There’s an optional WiFi module for about $20 which can connect your charger to an Android or iOS app. We don’t have the module and didn’t test this function. It’s difficult to see it bringing any significant benefit since we don’t recommend leaving any charger unattended, but there would certainly be some added convenience in a simpler user interface.
Two large ferrite cores are included, which are used to reduce electrical noise along a cable. They certainly aren’t necessary for charging operation, but potentially reduce interference to other nearby devices.
The SkyRC D100 can be used entirely stand-alone, but companion software is available for Windows. This software provides a much quicker interface than the onboard menus for controlling charger functions. It makes it much simpler to change settings and cut-off values, view data, and use presets. This software isn’t available for other operating systems.

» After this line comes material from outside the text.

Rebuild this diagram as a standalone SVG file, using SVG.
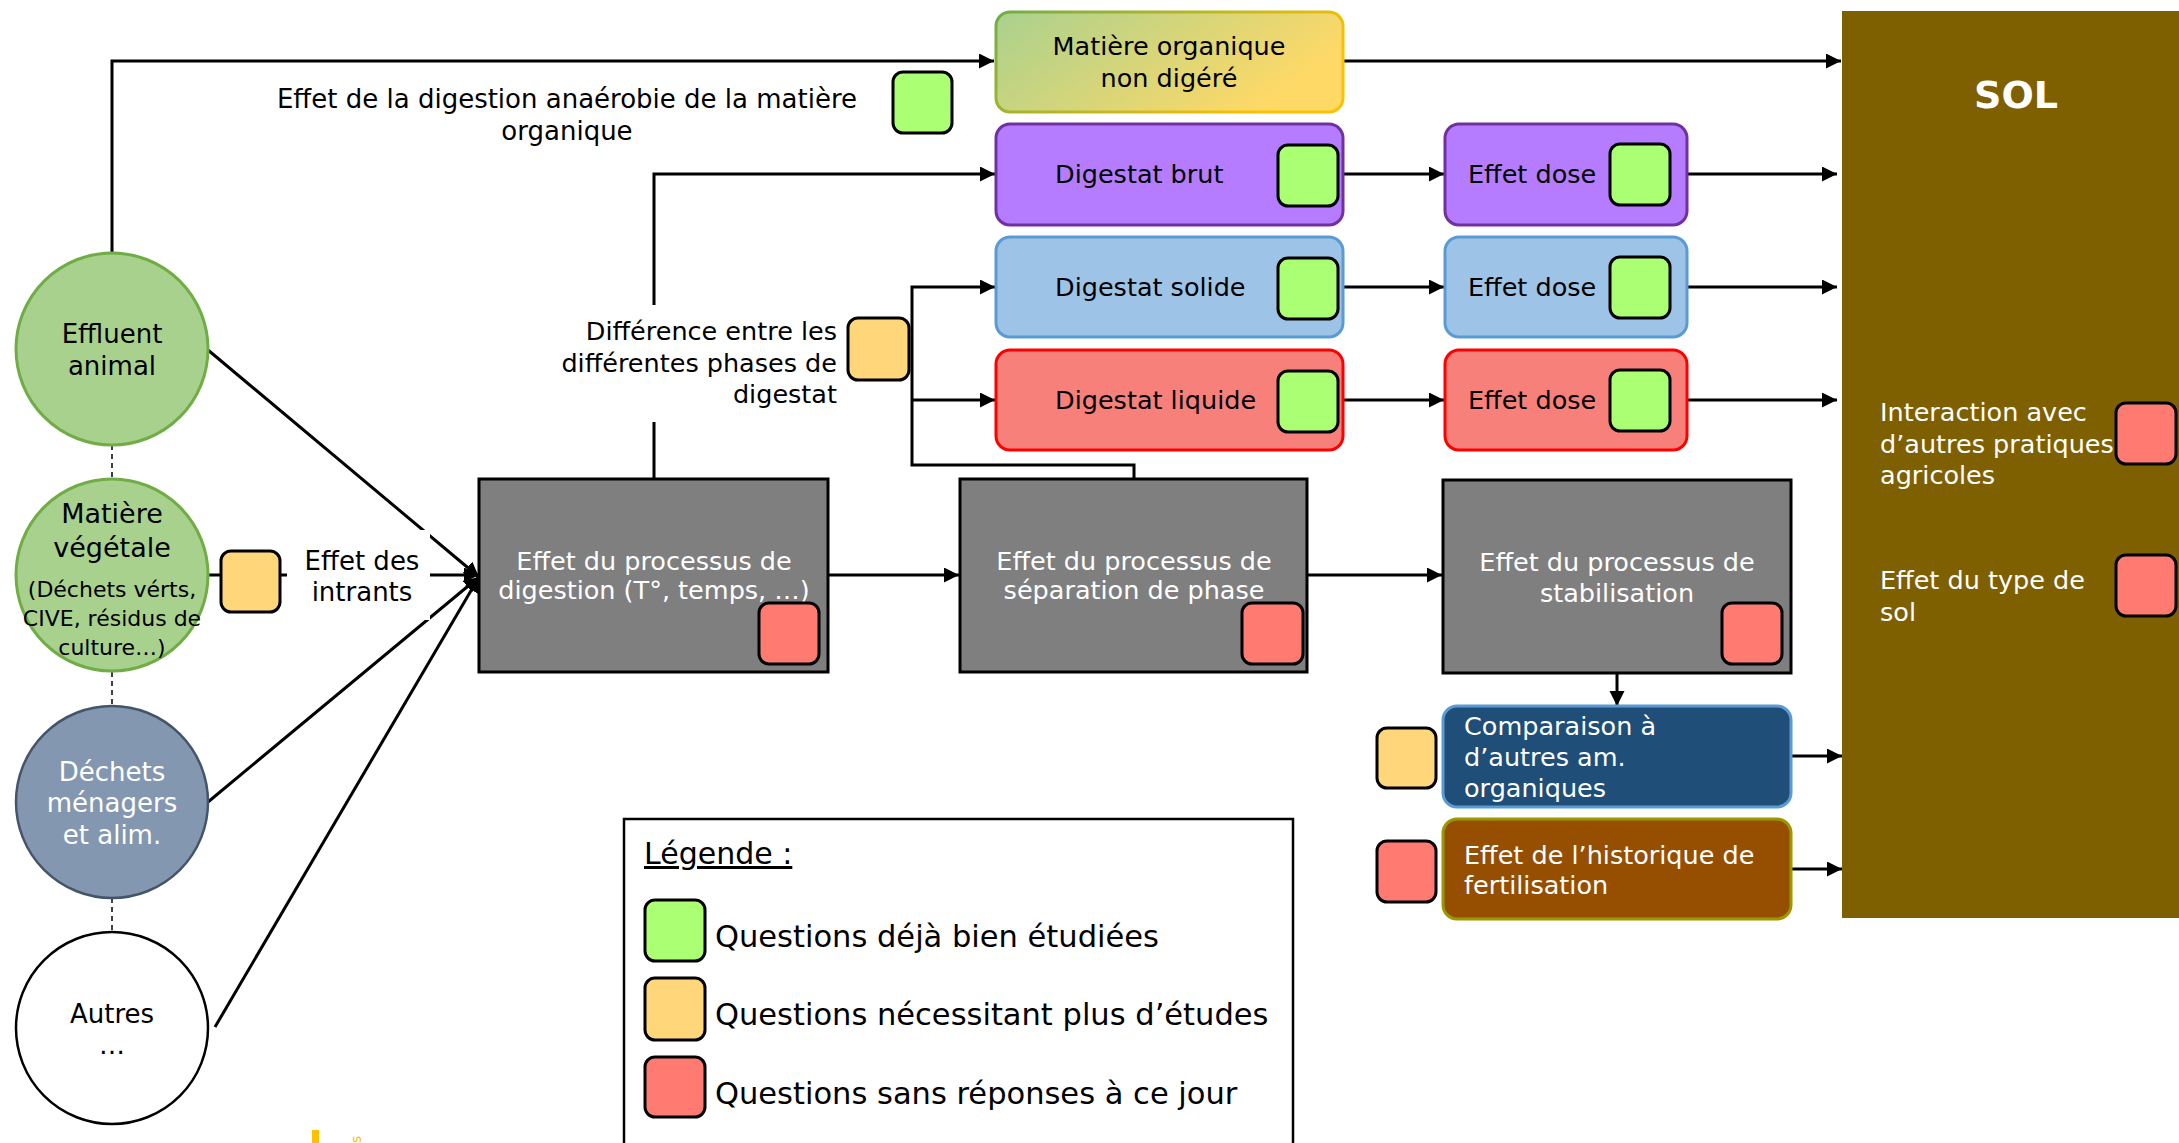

The software is not without issues. It’s packed as .rar, which Windows can’t read natively; you need an unarchiver like 7-zip installed. On my Windows 10 32-bit netbook, the charger was recognized immediately—but its 800×600 resolution falls short of the expected screen size and many buttons are cut off so that the software isn’t functional. My Windows 10 x64 desktop wouldn’t recognize the D100 via USB at all. I finally got it running on a Windows 7 laptop after doing the plug/unplug shuffle more than should be necessary. The interface was reasonably intuitive, but the live graph stopped updating as soon as I switched to another program. A mouse is required.
The Firmware updater could not find the charger in order to run an update on any of the 3 systems I tried. The factory loaded firmware was v1.18 and the download found on the website was v1.04, so perhaps the updater simply doesn’t have a separate error message for this.
Overall, the software and system connection is a miss. Fortunately, I didn’t find any compelling reason it’s needed as everything is available right from the LCD.
SkyRC impressed me with their commitment to charging safety in the D100. The charger will immediately stop if it encounters any number of poor conditions: a dead cell, reverse polarity, broken connection, abnormal voltage (both input and battery cell), wrong cell count, or even if the internal temperature of the charger goes too high. In addition to these, there are optional and configurable cutoffs that you can set for charge time, total charged capacity, and battery temperature. Battery temperature requires a sensor, sold separately for about $6 each. This sensor isn’t necessary, but monitoring temperature may be your best chance of catching and preventing charge issues before they cause thermal runaway and an outright fire.
One unexpected safety feature was a plastic spacer for the banana plugs which keeps them spaced apart correctly. It also keeps them from touching. If you accidentally have your battery connected to the charge cable without the cable plugged into the charger, this prevents the banana leads from shorting together. (It’s still a bad idea to do this, though; you could cause a short by touching both leads on something else that’s conductive. Remember, the battery is last on and first off!)
- Appears well built, sturdy, and safe.
- All-in-one solution that charges most battery chemistries and cell counts; doesn’t require a separate power supply.
- Large size and weight reduce its portability, and the cooling fan is loud.
- Interface could be improved and some technical knowledge is expected, but users of “4-button” chargers looking to step up will feel right at home.
- PC software doesn’t work well but isn’t necessary.
- Additional features like USB charge port and internal resistance check improve overall utility.